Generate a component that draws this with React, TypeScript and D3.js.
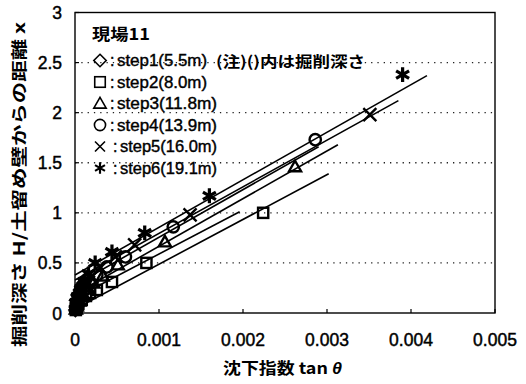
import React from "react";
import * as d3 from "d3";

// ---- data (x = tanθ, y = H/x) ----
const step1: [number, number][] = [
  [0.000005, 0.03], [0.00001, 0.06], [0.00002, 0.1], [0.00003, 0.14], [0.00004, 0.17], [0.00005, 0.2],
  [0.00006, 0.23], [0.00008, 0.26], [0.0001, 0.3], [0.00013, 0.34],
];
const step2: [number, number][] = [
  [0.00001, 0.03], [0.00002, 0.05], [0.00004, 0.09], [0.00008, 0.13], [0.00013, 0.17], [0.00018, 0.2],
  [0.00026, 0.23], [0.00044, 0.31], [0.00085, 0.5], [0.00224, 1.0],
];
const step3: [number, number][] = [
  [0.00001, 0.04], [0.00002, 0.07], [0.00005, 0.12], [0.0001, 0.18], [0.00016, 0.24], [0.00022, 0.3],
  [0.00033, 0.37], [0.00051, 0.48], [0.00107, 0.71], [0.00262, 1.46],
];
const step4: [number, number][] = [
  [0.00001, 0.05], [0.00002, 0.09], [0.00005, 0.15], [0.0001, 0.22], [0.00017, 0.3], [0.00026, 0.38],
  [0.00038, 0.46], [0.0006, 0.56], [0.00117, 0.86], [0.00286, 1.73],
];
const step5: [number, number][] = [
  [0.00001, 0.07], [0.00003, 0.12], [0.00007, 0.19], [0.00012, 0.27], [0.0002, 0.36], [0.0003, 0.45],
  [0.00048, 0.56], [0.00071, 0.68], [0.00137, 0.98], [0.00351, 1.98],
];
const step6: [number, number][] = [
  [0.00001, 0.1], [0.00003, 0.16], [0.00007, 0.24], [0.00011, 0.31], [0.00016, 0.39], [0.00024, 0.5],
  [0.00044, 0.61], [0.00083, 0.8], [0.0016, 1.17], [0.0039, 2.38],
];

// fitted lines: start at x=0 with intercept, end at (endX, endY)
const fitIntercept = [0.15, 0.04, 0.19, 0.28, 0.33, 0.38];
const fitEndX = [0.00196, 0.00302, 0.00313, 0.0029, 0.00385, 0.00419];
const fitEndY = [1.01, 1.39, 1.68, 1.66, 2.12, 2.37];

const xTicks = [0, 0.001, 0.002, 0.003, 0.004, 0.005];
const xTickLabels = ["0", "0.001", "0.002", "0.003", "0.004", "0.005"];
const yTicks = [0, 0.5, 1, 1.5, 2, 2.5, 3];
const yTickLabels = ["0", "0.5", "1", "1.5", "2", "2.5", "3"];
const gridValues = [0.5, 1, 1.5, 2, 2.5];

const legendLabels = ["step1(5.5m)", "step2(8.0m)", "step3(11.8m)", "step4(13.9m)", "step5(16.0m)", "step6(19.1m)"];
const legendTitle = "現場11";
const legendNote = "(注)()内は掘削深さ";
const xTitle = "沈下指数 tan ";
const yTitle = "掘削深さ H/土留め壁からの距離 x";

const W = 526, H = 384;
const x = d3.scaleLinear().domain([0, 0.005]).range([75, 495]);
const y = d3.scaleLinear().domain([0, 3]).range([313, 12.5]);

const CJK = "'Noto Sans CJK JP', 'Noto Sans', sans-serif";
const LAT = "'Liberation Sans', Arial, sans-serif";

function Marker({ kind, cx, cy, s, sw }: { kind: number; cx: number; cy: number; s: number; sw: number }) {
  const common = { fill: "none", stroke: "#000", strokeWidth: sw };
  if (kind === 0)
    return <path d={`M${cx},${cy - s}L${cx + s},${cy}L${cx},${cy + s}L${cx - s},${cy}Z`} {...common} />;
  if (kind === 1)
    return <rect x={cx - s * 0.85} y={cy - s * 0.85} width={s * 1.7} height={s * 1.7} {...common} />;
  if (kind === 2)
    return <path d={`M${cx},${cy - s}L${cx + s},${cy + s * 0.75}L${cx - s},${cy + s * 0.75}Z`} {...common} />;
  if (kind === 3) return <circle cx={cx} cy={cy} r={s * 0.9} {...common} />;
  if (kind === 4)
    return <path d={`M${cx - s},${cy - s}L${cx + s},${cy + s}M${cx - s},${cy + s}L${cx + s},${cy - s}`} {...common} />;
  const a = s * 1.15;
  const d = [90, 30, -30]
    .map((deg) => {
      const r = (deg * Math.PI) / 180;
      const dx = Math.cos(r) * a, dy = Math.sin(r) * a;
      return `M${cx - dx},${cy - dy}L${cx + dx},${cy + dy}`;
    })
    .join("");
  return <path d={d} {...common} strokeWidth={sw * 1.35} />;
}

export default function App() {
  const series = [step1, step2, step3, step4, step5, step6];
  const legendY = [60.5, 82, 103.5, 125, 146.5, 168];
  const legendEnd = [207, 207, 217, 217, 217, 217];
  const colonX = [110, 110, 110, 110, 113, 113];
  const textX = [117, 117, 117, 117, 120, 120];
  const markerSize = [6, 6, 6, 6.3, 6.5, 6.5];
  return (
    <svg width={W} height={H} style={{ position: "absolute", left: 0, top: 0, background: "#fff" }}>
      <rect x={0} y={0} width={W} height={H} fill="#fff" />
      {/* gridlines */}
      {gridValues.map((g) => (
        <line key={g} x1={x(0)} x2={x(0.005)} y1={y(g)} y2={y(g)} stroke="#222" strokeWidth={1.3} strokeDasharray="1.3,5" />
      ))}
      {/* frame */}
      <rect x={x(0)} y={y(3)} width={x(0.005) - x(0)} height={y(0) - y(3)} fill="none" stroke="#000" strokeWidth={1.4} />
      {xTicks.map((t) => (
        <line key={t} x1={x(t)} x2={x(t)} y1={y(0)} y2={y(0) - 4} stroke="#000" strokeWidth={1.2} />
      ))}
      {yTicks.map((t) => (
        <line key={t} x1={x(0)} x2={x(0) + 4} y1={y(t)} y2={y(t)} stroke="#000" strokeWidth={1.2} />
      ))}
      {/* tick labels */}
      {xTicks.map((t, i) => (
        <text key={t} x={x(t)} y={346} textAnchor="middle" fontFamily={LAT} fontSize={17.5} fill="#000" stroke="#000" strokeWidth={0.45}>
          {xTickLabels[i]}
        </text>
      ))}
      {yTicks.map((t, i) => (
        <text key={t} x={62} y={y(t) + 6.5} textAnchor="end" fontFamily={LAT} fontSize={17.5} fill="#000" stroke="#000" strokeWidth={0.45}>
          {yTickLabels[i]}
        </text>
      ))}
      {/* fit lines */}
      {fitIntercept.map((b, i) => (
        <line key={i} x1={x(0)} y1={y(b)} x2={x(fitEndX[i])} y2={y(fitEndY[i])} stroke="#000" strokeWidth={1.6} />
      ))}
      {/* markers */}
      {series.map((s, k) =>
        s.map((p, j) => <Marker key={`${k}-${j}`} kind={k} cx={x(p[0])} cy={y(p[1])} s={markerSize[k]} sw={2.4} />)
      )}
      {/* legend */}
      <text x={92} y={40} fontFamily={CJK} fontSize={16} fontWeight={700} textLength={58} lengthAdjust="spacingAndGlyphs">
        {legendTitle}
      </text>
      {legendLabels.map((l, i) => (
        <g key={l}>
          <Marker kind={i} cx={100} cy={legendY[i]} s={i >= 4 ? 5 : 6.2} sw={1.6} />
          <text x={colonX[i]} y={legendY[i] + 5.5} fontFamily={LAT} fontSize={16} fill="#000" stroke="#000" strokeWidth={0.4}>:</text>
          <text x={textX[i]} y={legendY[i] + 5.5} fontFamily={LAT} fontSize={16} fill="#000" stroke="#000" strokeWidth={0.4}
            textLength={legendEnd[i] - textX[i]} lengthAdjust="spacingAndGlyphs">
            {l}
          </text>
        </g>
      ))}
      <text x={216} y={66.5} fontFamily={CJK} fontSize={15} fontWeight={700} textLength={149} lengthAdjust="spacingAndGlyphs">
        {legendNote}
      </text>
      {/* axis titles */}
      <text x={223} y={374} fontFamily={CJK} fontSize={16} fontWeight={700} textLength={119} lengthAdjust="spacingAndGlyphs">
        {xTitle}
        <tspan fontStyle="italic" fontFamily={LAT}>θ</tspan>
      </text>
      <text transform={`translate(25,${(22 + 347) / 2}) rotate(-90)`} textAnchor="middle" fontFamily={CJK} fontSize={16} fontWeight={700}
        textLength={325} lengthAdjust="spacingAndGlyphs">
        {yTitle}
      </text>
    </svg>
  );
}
* * *
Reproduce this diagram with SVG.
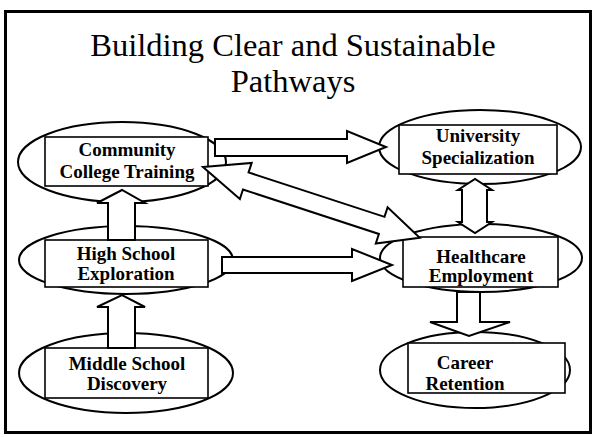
* * *
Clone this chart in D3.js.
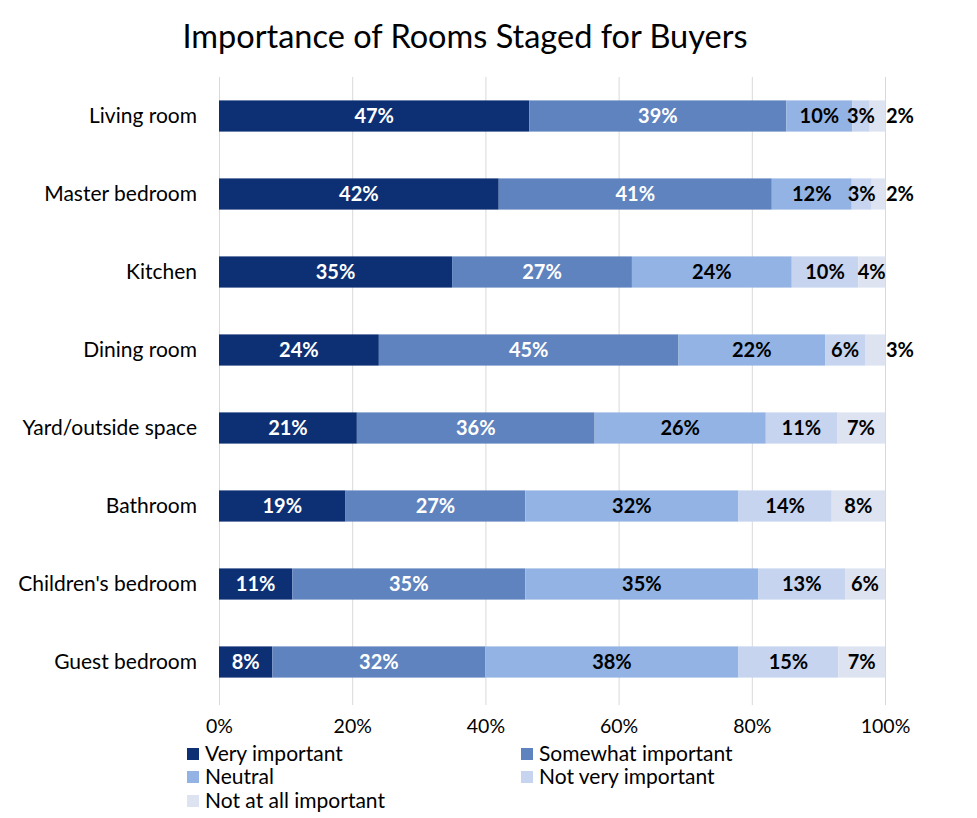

THE EXERCISE> Of the lines above, quote exactly those from the one with "Generate a component" through the one with "import * as", ends included; pictures stay out.

TASK SOLUTION>
Generate a component that draws this with React, TypeScript and D3.js.
import React from "react";
import * as d3 from "d3";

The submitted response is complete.